• Supplied information:
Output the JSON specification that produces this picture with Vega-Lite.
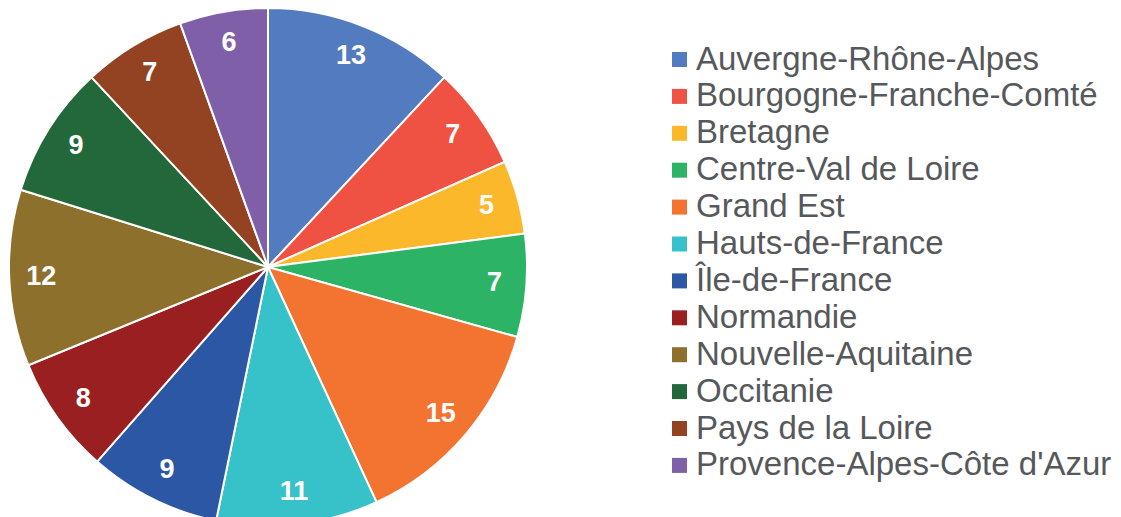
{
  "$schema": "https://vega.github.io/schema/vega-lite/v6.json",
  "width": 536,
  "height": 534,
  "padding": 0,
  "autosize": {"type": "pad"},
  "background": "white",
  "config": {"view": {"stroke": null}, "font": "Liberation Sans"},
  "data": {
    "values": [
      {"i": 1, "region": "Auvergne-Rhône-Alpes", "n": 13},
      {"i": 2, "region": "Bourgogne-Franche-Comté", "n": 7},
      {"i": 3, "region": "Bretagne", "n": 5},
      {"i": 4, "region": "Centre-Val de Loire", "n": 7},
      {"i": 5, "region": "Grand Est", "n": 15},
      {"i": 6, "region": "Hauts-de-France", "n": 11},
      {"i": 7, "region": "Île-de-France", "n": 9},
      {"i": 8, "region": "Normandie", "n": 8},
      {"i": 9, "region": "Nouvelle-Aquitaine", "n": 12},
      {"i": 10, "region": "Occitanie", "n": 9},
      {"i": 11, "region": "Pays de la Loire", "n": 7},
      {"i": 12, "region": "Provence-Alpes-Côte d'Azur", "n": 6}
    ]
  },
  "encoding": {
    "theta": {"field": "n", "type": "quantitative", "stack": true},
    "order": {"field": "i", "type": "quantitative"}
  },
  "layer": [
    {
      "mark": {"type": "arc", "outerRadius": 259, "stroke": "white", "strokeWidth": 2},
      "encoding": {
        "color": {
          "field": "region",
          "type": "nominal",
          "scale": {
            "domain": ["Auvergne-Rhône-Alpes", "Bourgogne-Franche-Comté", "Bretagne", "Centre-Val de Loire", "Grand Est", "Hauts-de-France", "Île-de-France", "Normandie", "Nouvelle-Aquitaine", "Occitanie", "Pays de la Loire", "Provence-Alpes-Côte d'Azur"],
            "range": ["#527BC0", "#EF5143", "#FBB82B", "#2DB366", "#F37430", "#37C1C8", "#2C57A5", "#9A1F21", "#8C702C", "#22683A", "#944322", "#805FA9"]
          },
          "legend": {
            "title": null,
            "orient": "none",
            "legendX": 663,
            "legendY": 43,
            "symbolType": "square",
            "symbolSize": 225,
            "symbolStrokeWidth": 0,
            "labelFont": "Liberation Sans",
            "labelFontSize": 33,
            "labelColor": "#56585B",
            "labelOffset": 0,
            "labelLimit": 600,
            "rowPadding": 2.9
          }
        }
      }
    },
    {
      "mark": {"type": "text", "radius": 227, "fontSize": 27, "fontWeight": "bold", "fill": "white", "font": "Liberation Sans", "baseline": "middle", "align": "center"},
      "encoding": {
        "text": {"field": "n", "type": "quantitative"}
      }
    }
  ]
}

• What you have to do:
Return each line exactly as written. Any picture gets left out.

• Completed exercise:
Output the JSON specification that produces this picture with Vega-Lite.
{
  "$schema": "https://vega.github.io/schema/vega-lite/v6.json",
  "width": 536,
  "height": 534,
  "padding": 0,
  "autosize": {"type": "pad"},
  "background": "white",
  "config": {"view": {"stroke": null}, "font": "Liberation Sans"},
  "data": {
    "values": [
      {"i": 1, "region": "Auvergne-Rhône-Alpes", "n": 13},
      {"i": 2, "region": "Bourgogne-Franche-Comté", "n": 7},
      {"i": 3, "region": "Bretagne", "n": 5},
      {"i": 4, "region": "Centre-Val de Loire", "n": 7},
      {"i": 5, "region": "Grand Est", "n": 15},
      {"i": 6, "region": "Hauts-de-France", "n": 11},
      {"i": 7, "region": "Île-de-France", "n": 9},
      {"i": 8, "region": "Normandie", "n": 8},
      {"i": 9, "region": "Nouvelle-Aquitaine", "n": 12},
      {"i": 10, "region": "Occitanie", "n": 9},
      {"i": 11, "region": "Pays de la Loire", "n": 7},
      {"i": 12, "region": "Provence-Alpes-Côte d'Azur", "n": 6}
    ]
  },
  "encoding": {
    "theta": {"field": "n", "type": "quantitative", "stack": true},
    "order": {"field": "i", "type": "quantitative"}
  },
  "layer": [
    {
      "mark": {"type": "arc", "outerRadius": 259, "stroke": "white", "strokeWidth": 2},
      "encoding": {
        "color": {
          "field": "region",
          "type": "nominal",
          "scale": {
            "domain": ["Auvergne-Rhône-Alpes", "Bourgogne-Franche-Comté", "Bretagne", "Centre-Val de Loire", "Grand Est", "Hauts-de-France", "Île-de-France", "Normandie", "Nouvelle-Aquitaine", "Occitanie", "Pays de la Loire", "Provence-Alpes-Côte d'Azur"],
            "range": ["#527BC0", "#EF5143", "#FBB82B", "#2DB366", "#F37430", "#37C1C8", "#2C57A5", "#9A1F21", "#8C702C", "#22683A", "#944322", "#805FA9"]
          },
          "legend": {
            "title": null,
            "orient": "none",
            "legendX": 663,
            "legendY": 43,
            "symbolType": "square",
            "symbolSize": 225,
            "symbolStrokeWidth": 0,
            "labelFont": "Liberation Sans",
            "labelFontSize": 33,
            "labelColor": "#56585B",
            "labelOffset": 0,
            "labelLimit": 600,
            "rowPadding": 2.9
          }
        }
      }
    },
    {
      "mark": {"type": "text", "radius": 227, "fontSize": 27, "fontWeight": "bold", "fill": "white", "font": "Liberation Sans", "baseline": "middle", "align": "center"},
      "encoding": {
        "text": {"field": "n", "type": "quantitative"}
      }
    }
  ]
}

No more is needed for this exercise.